Good point! And information I did not know. Only 30 eggs? I had no idea.
BTW, I just went to your web page. What an amazing and generous service you provide! ❤
Facetious. No, not 30. But the changes between, say, 1800 and 1970 were substantial, and the changes between 1970 and today were greater still.
A modern Brahma of good quality, with modern feed and management, likely lays as many eggs each year as a leghorn at the turn of last century. Leghorns themselves lay around 40% more than they used to, 100 years back, and our production hybrids lay bigger eggs, sooner, and more frequently than any breed you might find in a book of chickens through at least the middle of the 1900s.
Modern meat birds are bigger, faster tot he table, and far more tender - and at greater feed efficiency.

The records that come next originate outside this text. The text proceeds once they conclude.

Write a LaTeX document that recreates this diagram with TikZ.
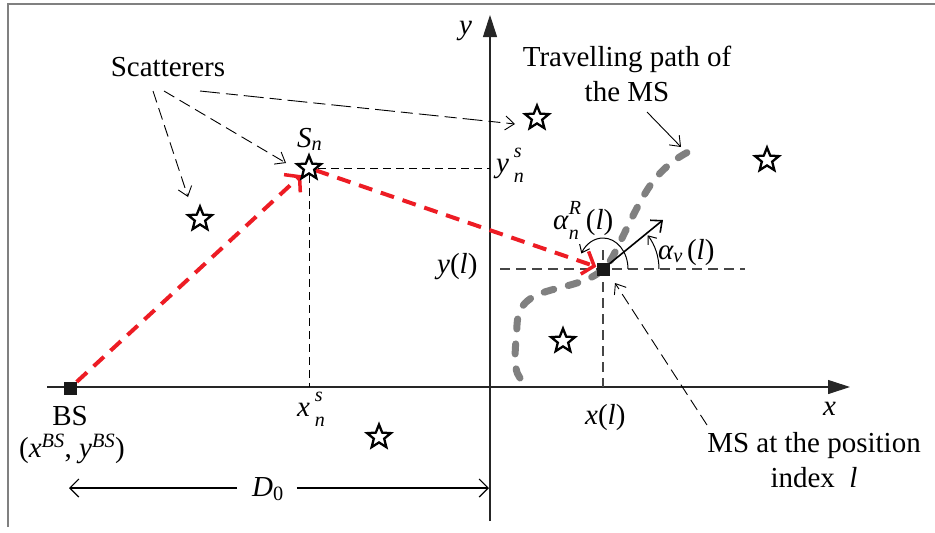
\documentclass[tikz,border=0pt]{standalone}
\usepackage{amsmath}
\usepackage{fontspec}
\setmainfont{Liberation Serif}
\usetikzlibrary{arrows.meta,shapes.geometric,backgrounds}
\definecolor{myred}{RGB}{237,28,36}
\definecolor{pathgray}{RGB}{128,128,128}
\definecolor{dgray}{RGB}{70,70,70}
\newcommand\scrfont{\fontsize{20}{20}\selectfont}
\newcommand\supsub[3]{#1\setbox0\hbox{\scrfont #2}\setbox2\hbox{\scrfont #3}%
  \rlap{\raisebox{0.5em}{\copy0}}\raisebox{-0.35em}{\copy2}%
  \ifdim\wd0>\wd2 \kern\dimexpr\wd0-\wd2\relax\fi}
\begin{document}
\begin{tikzpicture}[x=1pt,y=-1pt,
  every node/.style={font=\fontsize{29}{35}\selectfont, inner sep=0pt},
  scat/.style={star, star points=5, star point ratio=2.3, minimum size=25pt,
     draw=black, fill=white, line width=2.3pt, inner sep=0pt},
  sq/.style={fill=black!90, minimum size=13pt, inner sep=0pt},
  axis/.style={line width=1.1pt, black!85},
  raydash/.style={myred, line width=4pt, dash pattern=on 14pt off 9pt,
     -{Straight Barb[length=10pt,width=24pt,line width=3.5pt]}},
  thindash/.style={black, line width=0.9pt, dash pattern=on 8pt off 5pt},
  posdash/.style={dgray, line width=1.8pt, dash pattern=on 10pt off 6pt},
  ptr/.style={black, line width=0.9pt, -{Straight Barb[length=9pt,width=14pt,line width=0.9pt]}},
  ptrdash/.style={ptr, dash pattern=on 12pt off 6pt},
  ptrdashdot/.style={ptr, dash pattern=on 20pt off 6pt on 12pt off 6pt},
  msarrow/.style={black, line width=1.6pt, -{Straight Barb[length=9pt,width=16pt,line width=1.6pt]}},
  anglearrow/.style={black, line width=1pt, -{Straight Barb[length=7pt,width=11pt,line width=1pt]}},
  travel/.style={pathgray, line width=7pt, line cap=round, dash pattern=on 10pt off 15pt}
]
\useasboundingbox (0,0) rectangle (935,533);

% frame (partial)
\draw[gray, line width=1.4pt] (8,527) -- (8,4) -- (935,4);

% axis endpoints
\coordinate (xaxL) at (47,387);
\coordinate (xaxR) at (850,387);
\coordinate (yaxB) at (490,521);
\coordinate (yaxT) at (490,15);

% scatterers
\node[scat] (s1) at (200,219) {};
\node[scat] (Sn) at (309,168) {};
\node[scat] (s3) at (537,118) {};
\node[scat] (s4) at (767,160) {};
\node[scat] (s5) at (563,341) {};
\node[scat] (s6) at (379,437) {};

% BS and MS
\node[sq] (BS) at (70,388) {};
\node[sq] (MS) at (603,269) {};

% helper coordinates
\coordinate (SnY) at (490,168);
\coordinate (SnX) at (309,387);
\coordinate (MSup) at (603,250);
\coordinate (MSX) at (603,387);
\coordinate (MSYl) at (500,269);
\coordinate (MSYr) at (745,269);
\coordinate (V) at (663,220);
\coordinate (DL) at (69,488);
\coordinate (DR) at (489,488);
\coordinate (sc1) at (153,91);
\coordinate (sc2) at (164,91);
\coordinate (sc3) at (200,91);
\coordinate (tp1) at (647,112);
\coordinate (tp2) at (681,147);
\coordinate (ml1) at (707,425);

\begin{pgfonlayer}{background}
  % axes
  \draw[axis, -{Triangle[length=22pt,width=14pt]}] (xaxL) -- (xaxR);
  \draw[axis, -{Triangle[length=22pt,width=14pt]}] (yaxB) -- (yaxT);
  % projections of S_n
  \draw[thindash] (Sn) -- (SnY);
  \draw[thindash] (Sn) -- (SnX);
  % projections of MS
  \draw[posdash] (MSYl) -- (MSYr);
  \draw[posdash] (MSup) -- (MSX);
  % travelling path
  \draw[travel] (520,378) .. controls (512,368) and (516,345) .. (517,325)
     .. controls (518,302) and (532,295) .. (555,289)
     .. controls (582,282) and (600,278) .. (612,258)
     .. controls (624,236) and (640,197) .. (655,179)
     .. controls (668,163) and (684,153) .. (697,148);
  % rays
  \draw[raydash] (BS) -- (Sn);
  \draw[raydash] (Sn) -- (MS);
\end{pgfonlayer}

% velocity and angles
\draw[msarrow] (MS) -- (V);
\draw[anglearrow] ([xshift=56pt]MS.center) arc[start angle=0, end angle=37, radius=56pt];
\draw[anglearrow] ([xshift=25pt]MS.center) arc[start angle=0, end angle=150, x radius=25pt, y radius=31pt];

% D0 dimension
\node[anchor=base west] (D0) at (252,496) {$\textit{D}_{\text{0}}$};
\draw[black, line width=1.2pt, -{Straight Barb[length=9pt,width=18pt,line width=1.2pt]}] ([xshift=-15pt]D0.west |- DL) -- (DL);
\draw[black, line width=1.2pt, -{Straight Barb[length=9pt,width=18pt,line width=1.2pt]}] ([xshift=13pt]D0.east |- DR) -- (DR);

% pointers
\node[anchor=base] (scatt) at (168,76) {Scatterers};
\draw[ptrdash] (sc1) -- ([shift={(-12pt,22pt)}]s1.center);
\draw[ptrdash] (sc2) -- ([shift={(-23pt,5pt)}]Sn.center);
\draw[ptrdashdot] (sc3) -- ([shift={(-22pt,-6pt)}]s3.center);

\node[anchor=base, align=center] (tpt) at (627,101) {Travelling path of\\the MS};
\draw[ptr] (tp1) -- (tp2);

\node[anchor=base, align=center] (mst) at (814,487) {MS at the position\\index \ \textit{l}};
\draw[ptrdash] (ml1) -- ([shift={(12pt,-14pt)}]MS.center);

% labels
\node[anchor=base west] (ylab) at (459,34) {\textit{y}};
\node[anchor=base west] (xlab) at (823,415) {\textit{x}};
\node[anchor=base west] (Snl) at (297,147) {$\textit{S}_{\textit{n}}$};
\node[anchor=base west] (ynl) at (496,172) {\supsub{\textit{y}\,}{\textit{s}}{\textit{n}}};
\node[anchor=base west] (xnl) at (297,416) {\supsub{\textit{x}\,}{\textit{s}}{\textit{n}}};
\node[anchor=base] (BSl) at (70,425) {BS};
\node[anchor=base] (BSc) at (72,457) {(\textit{x}$^{\textit{BS}}$, \textit{y}$^{\textit{BS}}$)};
\node[anchor=base west] (yl) at (437,273) {\textit{y}(\textit{l})};
\node[anchor=base west] (xl) at (585,424) {\textit{x}(\textit{l})};
\node[anchor=base west] (aR) at (553,229) {\supsub{\textit{α}}{\textit{R}}{\textit{n}}\,(\textit{l})};
\node[anchor=base west] (av) at (658,259) {$\textit{α}_{\textit{v}}\,\text{(}\textit{l}\text{)}$};
\end{tikzpicture}
\end{document}
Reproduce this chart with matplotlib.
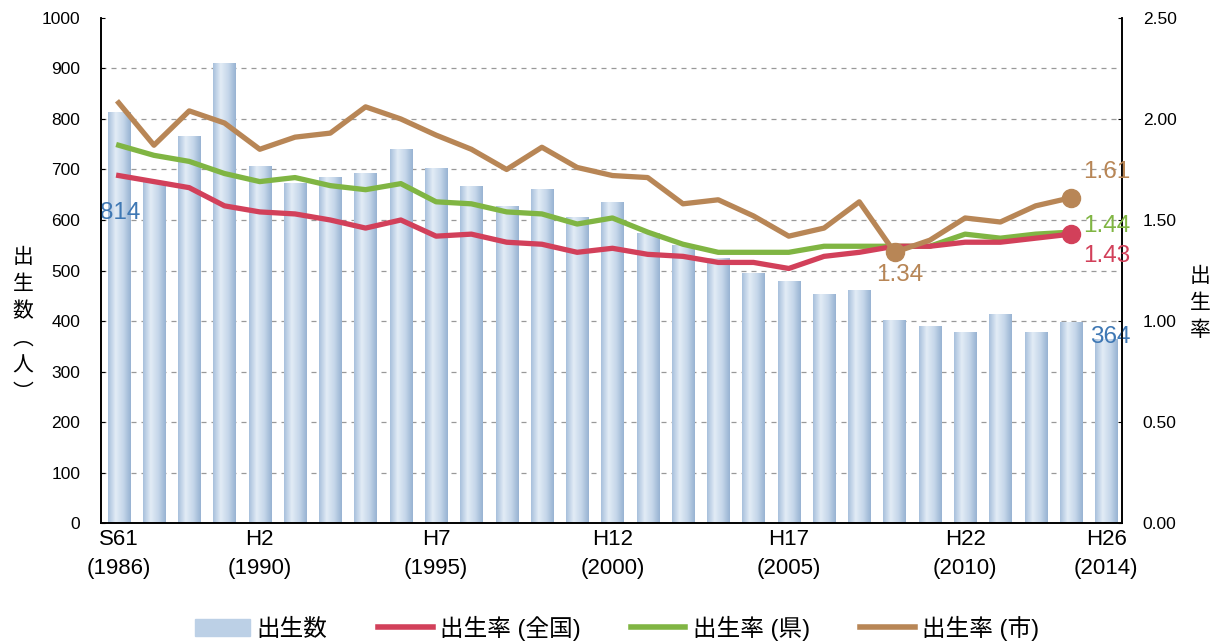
import numpy as np
import matplotlib.pyplot as plt
from matplotlib.colors import LinearSegmentedColormap
from matplotlib.lines import Line2D
from matplotlib.patches import Patch

plt.rcParams['font.family'] = ['Liberation Sans', 'Noto Sans CJK JP']

# 出生数 1986-2014
years = list(range(1986, 2015))
births = [814, 678, 766, 911, 707, 673, 685, 693, 740, 703, 667, 628, 661, 606, 636,
          574, 550, 524, 495, 479, 453, 461, 402, 390, 378, 414, 378, 398, 364]
# 出生率 1986-2013
rate_nation = [1.72, 1.69, 1.66, 1.57, 1.54, 1.53, 1.50, 1.46, 1.50, 1.42, 1.43, 1.39, 1.38, 1.34,
               1.36, 1.33, 1.32, 1.29, 1.29, 1.26, 1.32, 1.34, 1.37, 1.37, 1.39, 1.39, 1.41, 1.43]
rate_pref = [1.87, 1.82, 1.79, 1.73, 1.69, 1.71, 1.67, 1.65, 1.68, 1.59, 1.58, 1.54, 1.53, 1.48,
             1.51, 1.44, 1.38, 1.34, 1.34, 1.34, 1.37, 1.37, 1.37, 1.37, 1.43, 1.41, 1.43, 1.44]
rate_city = [2.08, 1.87, 2.04, 1.98, 1.85, 1.91, 1.93, 2.06, 2.00, 1.92, 1.85, 1.75, 1.86, 1.76,
             1.72, 1.71, 1.58, 1.60, 1.52, 1.42, 1.46, 1.59, 1.34, 1.40, 1.51, 1.49, 1.57, 1.61]
tick_pos = [0, 4, 9, 14, 19, 24, 28]
tick_labels = ['S61\n(1986)', 'H2\n(1990)', 'H7\n(1995)', 'H12\n(2000)',
               'H17\n(2005)', 'H22\n(2010)', 'H26\n(2014)']

c_bar = '#bcd0e6'
c_nat = '#d2405a'
c_pref = '#80b543'
c_city = '#b88656'
c_num = '#3f78b4'

fig = plt.figure(figsize=(12.22, 6.41), dpi=100)
ax = fig.add_axes([0.0827, 0.184, 0.8355, 0.788])
ax2 = ax.twinx()

x = np.arange(len(years))
w = 0.63
bars = ax.bar(x, births, width=w, color=c_bar, zorder=2)
# グラデーション
cmap = LinearSegmentedColormap.from_list('g', ['#a8c0dc', '#e2ecf6', '#c6d7ea', '#98b3d2'])
grad = np.linspace(0, 1, 64).reshape(1, -1)
for b in bars:
    bx, by = b.get_x(), b.get_y()
    im = ax.imshow(grad, cmap=cmap, aspect='auto', zorder=2.1,
                   extent=[bx, bx + b.get_width(), by, by + b.get_height()])
    im.set_clip_path(b)

ax.set_xlim(-0.5, 28.45)
ax.set_ylim(0, 1000)
ax.set_yticks(range(0, 1001, 100))
for v in range(100, 1000, 100):
    ax.axhline(v, color='#999999', lw=0.9, ls=(0, (4, 4)), zorder=1)
ax.set_xticks(tick_pos)
ax.set_xticklabels(tick_labels, fontsize=16, linespacing=1.55)
ax.tick_params(axis='x', length=0, pad=4)
ax.tick_params(axis='y', labelsize=12.5, length=3, direction='in', pad=15)

ax2.set_ylim(0, 2.5)
ax2.set_yticks(np.arange(0, 2.51, 0.5))
ax2.set_yticklabels([f'{v:.2f}' for v in np.arange(0, 2.51, 0.5)])
ax2.tick_params(axis='y', labelsize=12.5, length=3, direction='in', pad=15)

for a in (ax, ax2):
    a.spines['top'].set_visible(False)
    for s in ('left', 'right', 'bottom'):
        a.spines[s].set_linewidth(1.2)

xl = x[:len(rate_nation)]
lw = 3.8
ax2.plot(xl, rate_nation, color=c_nat, lw=lw, zorder=4, solid_joinstyle='round')
ax2.plot(xl, rate_pref, color=c_pref, lw=lw, zorder=3, solid_joinstyle='round')
ax2.plot(xl, rate_city, color=c_city, lw=lw, zorder=5, solid_joinstyle='round')
ax2.plot(xl[-1], rate_nation[-1], 'o', color=c_nat, ms=13, zorder=6)
ax2.plot(xl[-1], rate_city[-1], 'o', color=c_city, ms=13, zorder=6)
imin = int(np.argmin(rate_city))
ax2.plot(xl[imin], rate_city[imin], 'o', color=c_city, ms=13, zorder=6)

fs = 17.5
ax2.text(xl[-1] + 0.35, rate_city[-1] + 0.13, f'{rate_city[-1]:.2f}', color=c_city,
         fontsize=fs, va='center', ha='left', zorder=7)
ax2.text(xl[-1] + 0.35, rate_pref[-1] + 0.03, f'{rate_pref[-1]:.2f}', color=c_pref,
         fontsize=fs, va='center', ha='left', zorder=7)
ax2.text(xl[-1] + 0.35, rate_nation[-1] - 0.11, f'{rate_nation[-1]:.2f}', color=c_nat,
         fontsize=fs, va='center', ha='left', zorder=7)
ax2.text(xl[imin] + 0.15, rate_city[imin] - 0.11, f'{rate_city[imin]:.2f}', color=c_city,
         fontsize=fs, va='center', ha='center', zorder=7)
ax.text(x[0] + 0.05, births[0] - 200, str(births[0]), color=c_num, fontsize=fs,
        ha='center', va='center', zorder=7)
ax.text(x[-1] + 0.12, births[-1] + 5, str(births[-1]), color=c_num, fontsize=fs,
        ha='center', va='center', zorder=7)

fig.text(0.019, 0.493, '出\n生\n数\n︵\n人\n︶', fontsize=15, ha='center', va='center',
         linespacing=1.3, family=['Noto Sans CJK JP'])
fig.text(0.982, 0.527, '出\n生\n率', fontsize=15, ha='center', va='center',
         linespacing=1.3, family=['Noto Sans CJK JP'])

handles = [Patch(color=c_bar), Line2D([], [], color=c_nat, lw=4),
           Line2D([], [], color=c_pref, lw=4), Line2D([], [], color=c_city, lw=4)]
labels = ['出生数', '出生率 (全国)', '出生率 (県)', '出生率 (市)']
fig.legend(handles, labels, loc='center', bbox_to_anchor=(0.505, 0.02), ncol=4, frameon=False,
           prop={'family': ['Liberation Sans', 'Noto Sans CJK JP'], 'size': 17},
           handlelength=2.3, columnspacing=2.15, handletextpad=0.3)

fig.savefig('out.png', dpi=100)
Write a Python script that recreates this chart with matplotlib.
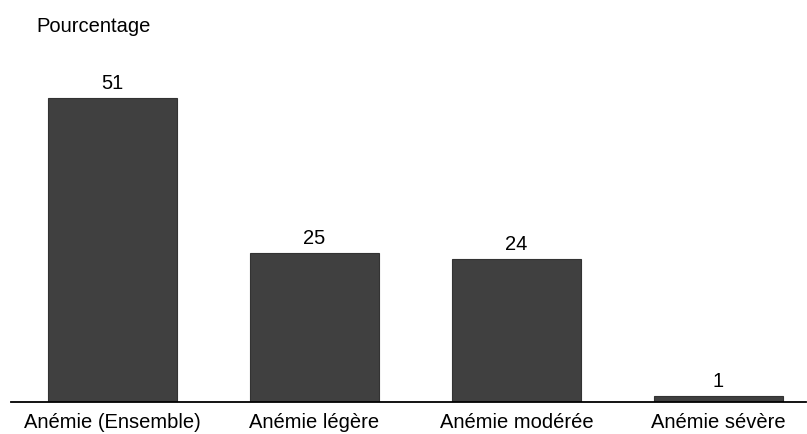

Of course, 100-150 years ago, the chickens raised in quantity were fed a pretty basic diet determined by experience, not understanding of the kewy nutritional components, and the typical small farmer flock likely wasn't "fed" at all, being expected to scavenge feed missed by all the other animals on the property - hog, cow, horse, or dog, plus trimmings and leftovers from the garden plot, dropped seed in the fields, and whatever insects it could capture.
The modern bird has it FAR better - and needs that human hand providing modern feeds if its going to perform to modern expectations.